Groundhogs and the Turn of the Year
Today is the anniversary for Serendipity35 which begins its thirteenth year of in existence. It's easy to remember because it is also Groundhog Day here in the U.S.
This is a rather silly celebration that is based on the notion that if the groundhog sees its shadow as it comes out of its den today, we have six weeks of winter to go. If the day is cloudy and the groundhog sees no shadow, it is a sign of coming spring and so it stays above ground. Why a cloudy day would signal an early spring and a sunny day would mean more winter has never made any sense to me.

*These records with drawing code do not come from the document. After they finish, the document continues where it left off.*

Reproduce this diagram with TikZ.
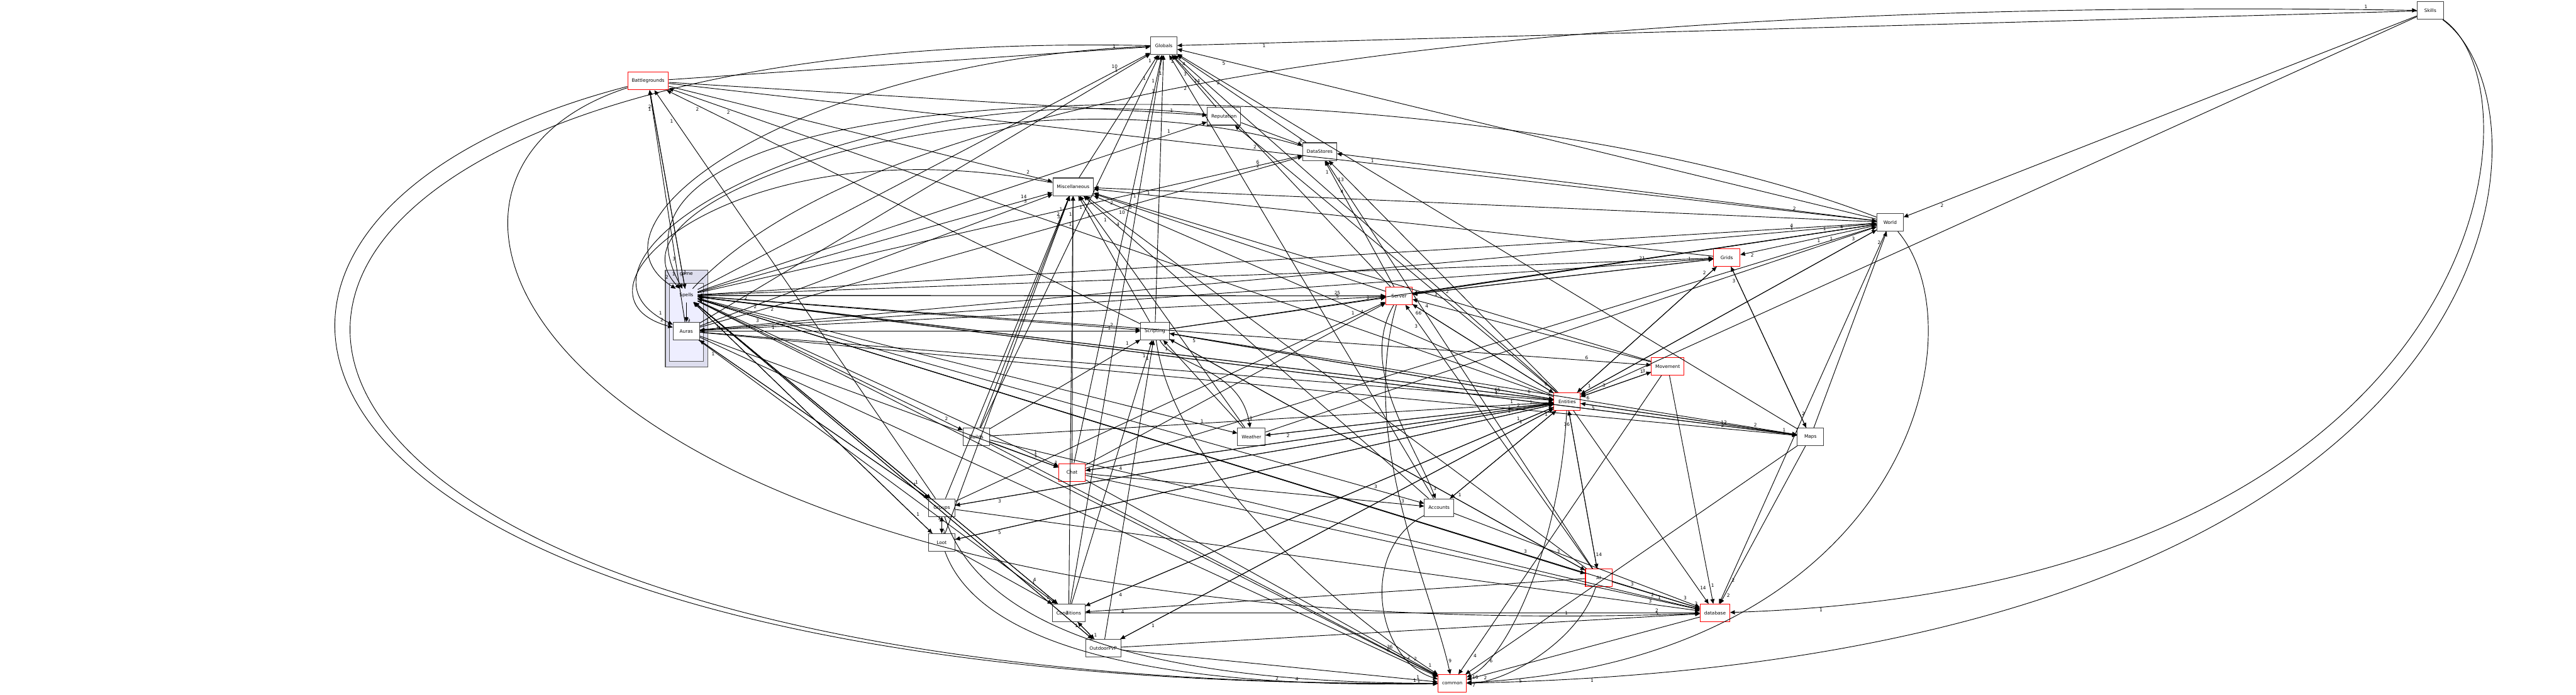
\documentclass[tikz,border=0pt]{standalone}
\usepackage{fontspec}
\setmainfont{DejaVu Sans}
\usetikzlibrary{arrows.meta}
\tikzset{
  dnode/.style={draw=black!75, line width=0.5pt, fill=white, minimum width=0.72cm, minimum height=0.48cm, inner xsep=0.11cm, font=\fontsize{3.6}{4}\selectfont},
  rnode/.style={dnode, draw=red},
  dep/.style={-{Triangle[length=3.6pt,width=3.2pt]}, line width=0.45pt, black},
  lab/.style={font=\fontsize{3.6}{4}\selectfont, inner sep=0.5pt, auto}
}
\newcommand{\dep}[3]{\draw[dep] (#1) -- (#2) node[lab,pos=0.93]{#3};}
\newcommand{\qdep}[5]{\draw[dep] (#1) .. controls #4 and #5 .. (#2) node[lab,pos=0.96]{#3};}
\begin{document}
\begin{tikzpicture}[x=0.01cm,y=-0.01cm]
\useasboundingbox (0,0) rectangle (7019,1892);
\fill[white] (0,0) rectangle (7019,1892);
% cluster
\filldraw[fill={rgb,255:red,221;green,221;blue,238}, draw=black!65, line width=0.5pt] (1813,736) rectangle (1928,1000);
\node[font=\fontsize{3.6}{4}\selectfont] at (1870,748) {game};
\filldraw[fill={rgb,255:red,238;green,238;blue,255}, draw=black!65, line width=0.5pt] (1824,772) rectangle (1917,985);
\node[font=\fontsize{3.6}{4}\selectfont] (spells) at (1870,805) {Spells};
\node[dnode] (auras) at (1870,902) {Auras};
% nodes
\node[dnode] (skills) at (6622,29) {Skills};
\node[dnode] (globals) at (3171,125) {Globals};
\node[rnode] (battlegrounds) at (1766,221) {Battlegrounds};
\node[dnode] (reputation) at (3335,317) {Reputation};
\node[dnode] (datastores) at (3596,413) {DataStores};
\node[dnode] (misc) at (2924,509) {Miscellaneous};
\node[dnode] (world) at (5150,606) {World};
\node[rnode] (grids) at (4705,702) {Grids};
\node[rnode] (server) at (3812,806) {Server};
\node[dnode] (scripting) at (3147,902) {Scripting};
\node[rnode] (movement) at (4544,998) {Movement};
\node[rnode] (entities) at (4270,1094) {Entities};
\node[dnode] (guilds) at (2660,1190) {Guilds};
\node[dnode] (weather) at (3410,1190) {Weather};
\node[dnode] (maps) at (4933,1190) {Maps};
\node[rnode] (chat) at (2921,1287) {Chat};
\node[dnode] (groups) at (2566,1383) {Groups};
\node[dnode] (accounts) at (3921,1383) {Accounts};
\node[dnode] (loot) at (2566,1478) {Loot};
\node[rnode] (ai) at (4356,1574) {AI};
\node[dnode] (conditions) at (2912,1670) {Conditions};
\node[rnode] (database) at (4673,1670) {database};
\node[dnode] (outdoorpvp) at (3006,1766) {OutdoorPvP};
\node[rnode] (common) at (3957,1862) {common};
% edges from Spells / Auras
\dep{spells}{auras}{9}
\dep{spells}{globals}{10}
\dep{spells}{battlegrounds}{2}
\dep{spells}{reputation}{1}
\dep{spells}{datastores}{6}
\dep{spells}{misc}{14}
\dep{spells}{server}{25}
\dep{spells}{scripting}{2}
\dep{spells}{guilds}{2}
\dep{spells}{chat}{1}
\dep{spells}{entities}{65}
\dep{spells}{groups}{1}
\dep{spells}{loot}{1}
\dep{spells}{accounts}{3}
\dep{spells}{ai}{3}
\dep{spells}{movement}{6}
\dep{spells}{world}{4}
\dep{spells}{grids}{21}
\dep{spells}{conditions}{4}
\dep{spells}{weather}{1}
\dep{spells}{maps}{12}
\dep{spells}{outdoorpvp}{2}
\dep{spells}{database}{3}
\dep{spells}{common}{36}
\qdep{spells}{skills}{1}{(2600,20)}{(5500,10)}
\dep{auras}{entities}{4}
\dep{auras}{server}{5}
\dep{auras}{misc}{3}
\dep{auras}{globals}{1}
\dep{auras}{datastores}{2}
\dep{auras}{scripting}{1}
\dep{auras}{battlegrounds}{1}
\dep{auras}{groups}{1}
\dep{auras}{chat}{1}
\dep{auras}{maps}{2}
\dep{auras}{common}{6}
\dep{auras}{world}{1}
\dep{auras}{conditions}{1}
% edges into Spells / Auras, several routed round the left
\dep{entities}{spells}{2}
\dep{ai}{spells}{3}
\dep{battlegrounds}{spells}{1}
\dep{scripting}{auras}{1}
\dep{server}{spells}{2}
\dep{groups}{auras}{1}
\dep{loot}{spells}{1}
\dep{maps}{spells}{2}
\dep{grids}{auras}{1}
\dep{conditions}{spells}{1}
\dep{outdoorpvp}{spells}{1}
\qdep{world}{spells}{3}{(4000,160)}{(1500,150)}
\qdep{globals}{spells}{2}{(2200,160)}{(1550,600)}
\qdep{datastores}{spells}{1}{(2800,170)}{(1600,520)}
\qdep{reputation}{auras}{1}{(2300,200)}{(1450,700)}
\qdep{misc}{auras}{2}{(2000,330)}{(1500,800)}
% other edges
\dep{entities}{globals}{24}
\dep{entities}{datastores}{13}
\dep{entities}{misc}{10}
\dep{entities}{scripting}{5}
\dep{entities}{reputation}{2}
\dep{entities}{battlegrounds}{2}
\dep{entities}{server}{66}
\dep{entities}{chat}{4}
\dep{entities}{groups}{3}
\dep{entities}{loot}{5}
\dep{entities}{accounts}{1}
\dep{entities}{ai}{14}
\dep{entities}{movement}{3}
\dep{entities}{world}{3}
\dep{entities}{grids}{2}
\dep{entities}{maps}{1}
\dep{entities}{weather}{2}
\dep{entities}{conditions}{4}
\dep{entities}{outdoorpvp}{1}
\qdep{entities}{common}{16}{(4250,1500)}{(4100,1800)}
\dep{entities}{database}{14}
\dep{movement}{entities}{6}
\dep{movement}{common}{4}
\dep{movement}{database}{1}
\dep{movement}{server}{4}
\dep{movement}{misc}{3}
\dep{ai}{entities}{36}
\dep{ai}{misc}{4}
\dep{ai}{scripting}{1}
\dep{ai}{server}{3}
\dep{ai}{datastores}{4}
\dep{ai}{database}{3}
\dep{ai}{conditions}{4}
\qdep{ai}{common}{7}{(4300,1750)}{(4100,1860)}
\dep{server}{entities}{6}
\dep{server}{globals}{3}
\dep{server}{misc}{2}
\dep{server}{datastores}{1}
\qdep{server}{accounts}{3}{(3700,1000)}{(3850,1200)}
\dep{server}{world}{4}
\qdep{server}{common}{9}{(3700,1200)}{(3900,1600)}
\dep{server}{grids}{1}
\dep{chat}{entities}{2}
\dep{chat}{globals}{1}
\dep{chat}{misc}{1}
\dep{chat}{server}{4}
\dep{chat}{accounts}{3}
\dep{chat}{common}{2}
\dep{chat}{world}{1}
\dep{chat}{database}{1}
\dep{groups}{loot}{1}
\dep{loot}{groups}{1}
\dep{groups}{entities}{1}
\dep{groups}{misc}{2}
\dep{groups}{battlegrounds}{1}
\dep{groups}{server}{1}
\qdep{groups}{common}{1}{(2700,1800)}{(3400,1860)}
\dep{groups}{database}{3}
\dep{loot}{entities}{1}
\dep{loot}{misc}{3}
\qdep{loot}{common}{1}{(2700,1850)}{(3500,1870)}
\dep{loot}{conditions}{1}
\dep{guilds}{chat}{1}
\dep{guilds}{entities}{1}
\dep{guilds}{misc}{1}
\dep{guilds}{globals}{1}
\dep{guilds}{scripting}{1}
\dep{guilds}{common}{2}
\dep{guilds}{database}{2}
\dep{reputation}{datastores}{3}
\dep{reputation}{globals}{1}
\dep{scripting}{entities}{6}
\dep{scripting}{globals}{1}
\dep{scripting}{misc}{1}
\dep{scripting}{battlegrounds}{2}
\dep{scripting}{ai}{3}
\dep{scripting}{maps}{2}
\dep{scripting}{world}{1}
\dep{scripting}{server}{1}
\qdep{scripting}{weather}{1}{(3200,1000)}{(3380,1000)}
\qdep{scripting}{common}{1}{(3200,1300)}{(3700,1700)}
\dep{battlegrounds}{globals}{1}
\dep{battlegrounds}{misc}{2}
\dep{battlegrounds}{reputation}{1}
\dep{battlegrounds}{world}{2}
\qdep{battlegrounds}{common}{4}{(300,600)}{(600,1880)}
\qdep{globals}{common}{2}{(100,60)}{(120,1880)}
\qdep{battlegrounds}{database}{1}{(900,500)}{(1500,1780)}
\dep{accounts}{globals}{2}
\dep{accounts}{misc}{1}
\dep{accounts}{entities}{1}
\dep{accounts}{database}{3}
\qdep{accounts}{common}{1}{(3700,1500)}{(3750,1800)}
\dep{misc}{globals}{1}
\dep{datastores}{globals}{4}
\dep{world}{globals}{5}
\dep{world}{entities}{3}
\dep{world}{server}{2}
\dep{world}{misc}{1}
\dep{world}{datastores}{1}
\dep{world}{grids}{2}
\qdep{world}{common}{5}{(5400,900)}{(5200,1800)}
\dep{world}{database}{2}
\dep{grids}{entities}{1}
\dep{grids}{maps}{2}
\dep{grids}{misc}{1}
\dep{grids}{server}{1}
\dep{conditions}{entities}{1}
\dep{conditions}{globals}{1}
\dep{conditions}{scripting}{1}
\dep{conditions}{misc}{1}
\dep{conditions}{outdoorpvp}{1}
\dep{conditions}{database}{2}
\dep{outdoorpvp}{conditions}{1}
\dep{outdoorpvp}{entities}{1}
\dep{outdoorpvp}{scripting}{1}
\dep{outdoorpvp}{common}{1}
\dep{outdoorpvp}{database}{5}
\dep{weather}{entities}{1}
\dep{weather}{world}{1}
\dep{weather}{misc}{1}
\dep{weather}{scripting}{1}
\dep{maps}{entities}{5}
\dep{maps}{grids}{3}
\dep{maps}{world}{2}
\dep{maps}{globals}{2}
\dep{maps}{common}{6}
\dep{maps}{database}{2}
\dep{database}{common}{2}
\dep{skills}{globals}{1}
\dep{skills}{world}{2}
\dep{skills}{entities}{1}
\qdep{skills}{common}{1}{(6990,300)}{(6900,1800)}
\qdep{skills}{database}{1}{(6940,250)}{(6800,1600)}
\end{tikzpicture}
\end{document}
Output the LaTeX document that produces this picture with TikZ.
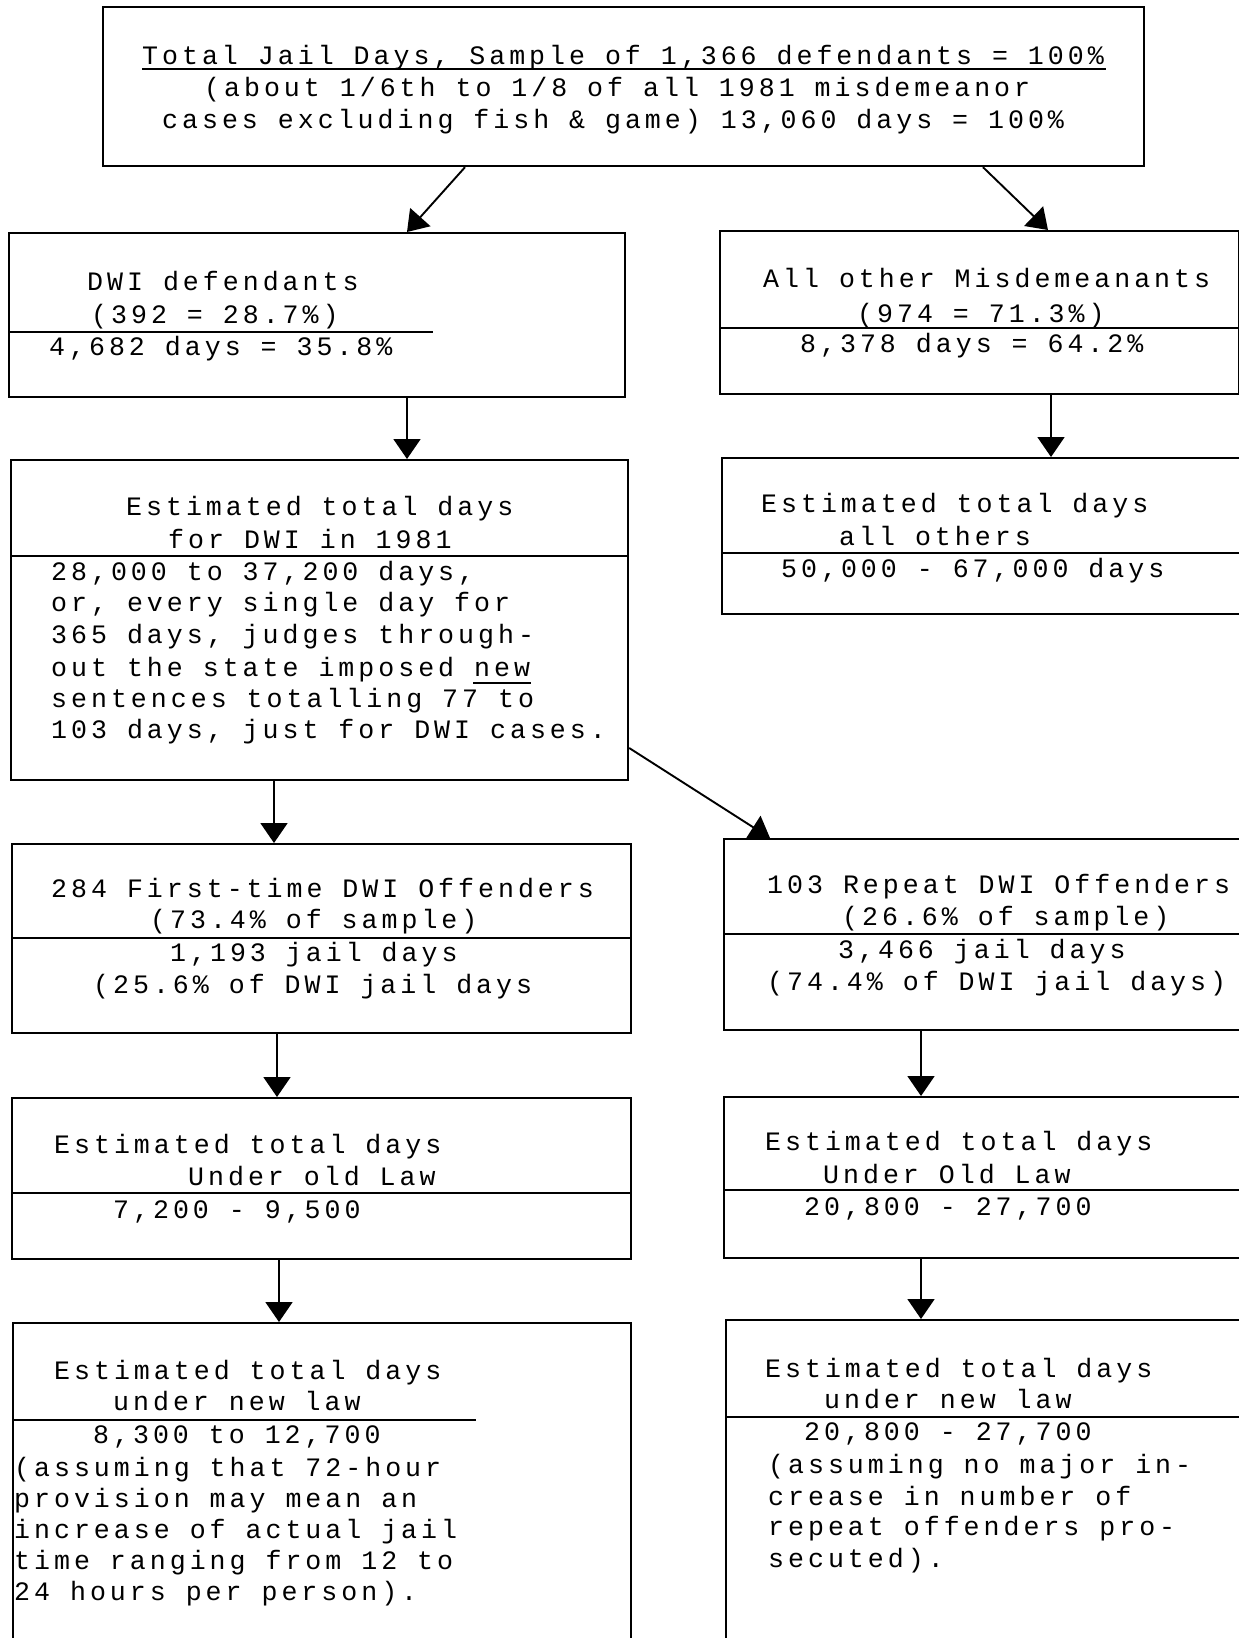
\documentclass[tikz,border=0pt]{standalone}
\usepackage{fontspec}
\newfontfamily\tw[LetterSpace=15.0]{Liberation Mono}
\usetikzlibrary{arrows.meta}
\tikzset{
  box/.style={draw, line width=2.2pt, rectangle, inner sep=0pt, anchor=north west},
  tx/.style={anchor=base west, inner sep=0pt, font=\tw\fontsize{26.6}{30}\selectfont},
  divline/.style={line width=2.6pt},
  uline/.style={line width=2pt},
  arr/.style={line width=1.9pt, -{Triangle[length=20pt,width=27pt]}},
}
\newcommand\txl[4]{\node[tx] (#1) at (#2,#3) {#4};}
\begin{document}
\begin{tikzpicture}[x=1pt,y=-1pt]
\useasboundingbox (0,0) rectangle (1239,1638);
\clip (0,0) rectangle (1239,1638);
\fill[white] (0,0) rectangle (1239,1638);

% boxes
\node[box, minimum width=1041pt, minimum height=159pt] (top) at (102,6) {};
\node[box, minimum width=616pt, minimum height=164pt] (dwi) at (8,232) {};
\node[box, minimum width=519pt, minimum height=163pt] (oth) at (719,230) {};
\node[box, minimum width=617pt, minimum height=320pt] (estd) at (10,459) {};
\node[box, minimum width=550pt, minimum height=156pt] (esto) at (721,457) {};
\node[box, minimum width=619pt, minimum height=189pt] (first) at (11,843) {};
\node[box, minimum width=550pt, minimum height=191pt] (rep) at (723,838) {};
\node[box, minimum width=619pt, minimum height=161pt] (oldl) at (11,1097) {};
\node[box, minimum width=550pt, minimum height=161pt] (oldr) at (723,1096) {};
\node[box, minimum width=618pt, minimum height=360pt] (newl) at (12,1322) {};
\node[box, minimum width=550pt, minimum height=360pt] (newr) at (725,1319) {};

% dividers
\draw[divline] (dwi.west |- 0,332) -- (433,332);
\draw[divline] (oth.west |- 0,328) -- (oth.east |- 0,328);
\draw[divline] (estd.west |- 0,556) -- (estd.east |- 0,556);
\draw[divline] (esto.west |- 0,553) -- (esto.east |- 0,553);
\draw[divline] (first.west |- 0,938) -- (first.east |- 0,938);
\draw[divline] (rep.west |- 0,934) -- (rep.east |- 0,934);
\draw[divline] (oldl.west |- 0,1193) -- (oldl.east |- 0,1193);
\draw[divline] (oldr.west |- 0,1190) -- (oldr.east |- 0,1190);
\draw[divline] (newl.west |- 0,1420) -- (476,1420);
\draw[divline] (newr.west |- 0,1417) -- (newr.east |- 0,1417);

% arrows
\draw[arr] (top.south -| 465,0) -- (dwi.north -| 407,0);
\draw[arr] (top.south -| 983,0) -- (oth.north -| 1048,0);
\draw[arr] (dwi.south -| 407,0) -- (estd.north -| 407,0);
\draw[arr] (oth.south -| 1051,0) -- (esto.north -| 1051,0);
\draw[arr] (estd.south -| 274,0) -- (first.north -| 274,0);
\draw[arr] (estd.east |- 0,748) -- (rep.north -| 770,0);
\draw[arr] (first.south -| 277,0) -- (oldl.north -| 277,0);
\draw[arr] (rep.south -| 921,0) -- (oldr.north -| 921,0);
\draw[arr] (oldl.south -| 279,0) -- (newl.north -| 279,0);
\draw[arr] (oldr.south -| 921,0) -- (newr.north -| 921,0);

% texts: top
\txl{t1}{142}{64}{Total Jail Days, Sample of 1,366 defendants = 100\%}
\txl{t2}{204}{96}{(about 1/6th to 1/8 of all 1981 misdemeanor}
\txl{t3}{162}{128}{cases excluding fish \& game) 13,060 days = 100\%}
\draw[uline] (t1.south west |- 0,69) -- (1106,69);

% dwi
\txl{d1}{87}{290}{DWI defendants}
\txl{d2}{91}{323}{(392 = 28.7\%)}
\txl{d3}{49}{355}{4,682 days = 35.8\%}
% others
\txl{o1}{763}{287}{All other Misdemeanants}
\txl{o2}{857}{322}{(974 = 71.3\%)}
\txl{o3}{800}{352}{8,378 days = 64.2\%}

% estimated dwi
\txl{e1}{126}{515}{Estimated total days}
\txl{e2}{168}{548}{for DWI in 1981}
\txl{e3}{51}{580}{28,000 to 37,200 days,}
\txl{e4}{51}{611}{or, every single day for}
\txl{e5}{51}{643}{365 days, judges through-}
\txl{e6}{51}{676}{out the state imposed new}
\txl{e7}{51}{707}{sentences totalling 77 to}
\txl{e8}{51}{738}{103 days, just for DWI cases.}
\draw[uline] (473,683) -- (531,683);

% estimated others
\txl{f1}{761}{512}{Estimated total days}
\txl{f2}{839}{545}{all others}
\txl{f3}{781}{577}{50,000 - 67,000 days}

% first-time
\txl{g1}{51}{897}{284 First-time DWI Offenders}
\txl{g2}{150}{928}{(73.4\% of sample)}
\txl{g3}{170}{961}{1,193 jail days}
\txl{g4}{93}{993}{(25.6\% of DWI jail days}

% repeat
\txl{h1}{767}{893}{103 Repeat DWI Offenders}
\txl{h2}{842}{925}{(26.6\% of sample)}
\txl{h3}{838}{958}{3,466 jail days}
\txl{h4}{767}{990}{(74.4\% of DWI jail days)}

% old law
\txl{i1}{54}{1153}{Estimated total days}
\txl{i2}{188}{1185}{Under old Law}
\txl{i3}{113}{1218}{7,200 - 9,500}
\txl{j1}{765}{1150}{Estimated total days}
\txl{j2}{823}{1183}{Under Old Law}
\txl{j3}{804}{1215}{20,800 - 27,700}

% new law
\txl{k1}{54}{1379}{Estimated total days}
\txl{k2}{113}{1410}{under new law}
\txl{k3}{93}{1443}{8,300 to 12,700}
\txl{k4}{14}{1476}{(assuming that 72-hour}
\txl{k5}{14}{1507}{provision may mean an}
\txl{k6}{14}{1538}{increase of actual jail}
\txl{k7}{14}{1569}{time ranging from 12 to}
\txl{k8}{14}{1600}{24 hours per person).}
\txl{m1}{765}{1377}{Estimated total days}
\txl{m2}{824}{1408}{under new law}
\txl{m3}{804}{1440}{20,800 - 27,700}
\txl{m4}{768}{1473}{(assuming no major in-}
\txl{m5}{768}{1505}{crease in number of}
\txl{m6}{768}{1535}{repeat offenders pro-}
\txl{m7}{768}{1567}{secuted).}
\end{tikzpicture}
\end{document}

If there is any fact or even some science to this silly day, it would be in the past. The ancient peoples and our own Native Americans knew that the behavior of animals, insects, and plants could help predict the weather. They took that to mean that these things might also be indicators of the coming and going of seasons.
Consider it weather lore, but there are lots of ideas about how to predict the severity of winter based on natural indicators. If I want to make some leap to education here, I guess I would have to say that we do look to trends outside education (business, technology, media etc.) as ways to predict where education might be headed. I'm working on a piece for next week today about how corporate professional learning is pulling educators into top roles at companies like Amazon. Will that affect higher education?
My Groundhog Day tradition has become to watch the film, Groundhog Day, which I have seen many times (which is actually pretty meta if you know what the film is about). I believe that the film is a whole lot more than just a comedy, and I am not alone in that opinion. Connect the movie to education? Well, I have seen in my 40 years in education a lot of repeating of things with little changes in the hopes of making things better - a theme of the film. Most of the time it results in minor improvements, sometimes in worst results, but we keep trying new approaches. Sometimes we see sunshine or clouds and think it will indicate what is to come. It is a 50/50 possibility, so why not predict.
I do know that the vernal equinox will arrive on time, but even that may or may not mean that springlike weather will arrive. And I do know that the spring semester will end on time and a new one will begin whether or not we see a shadow.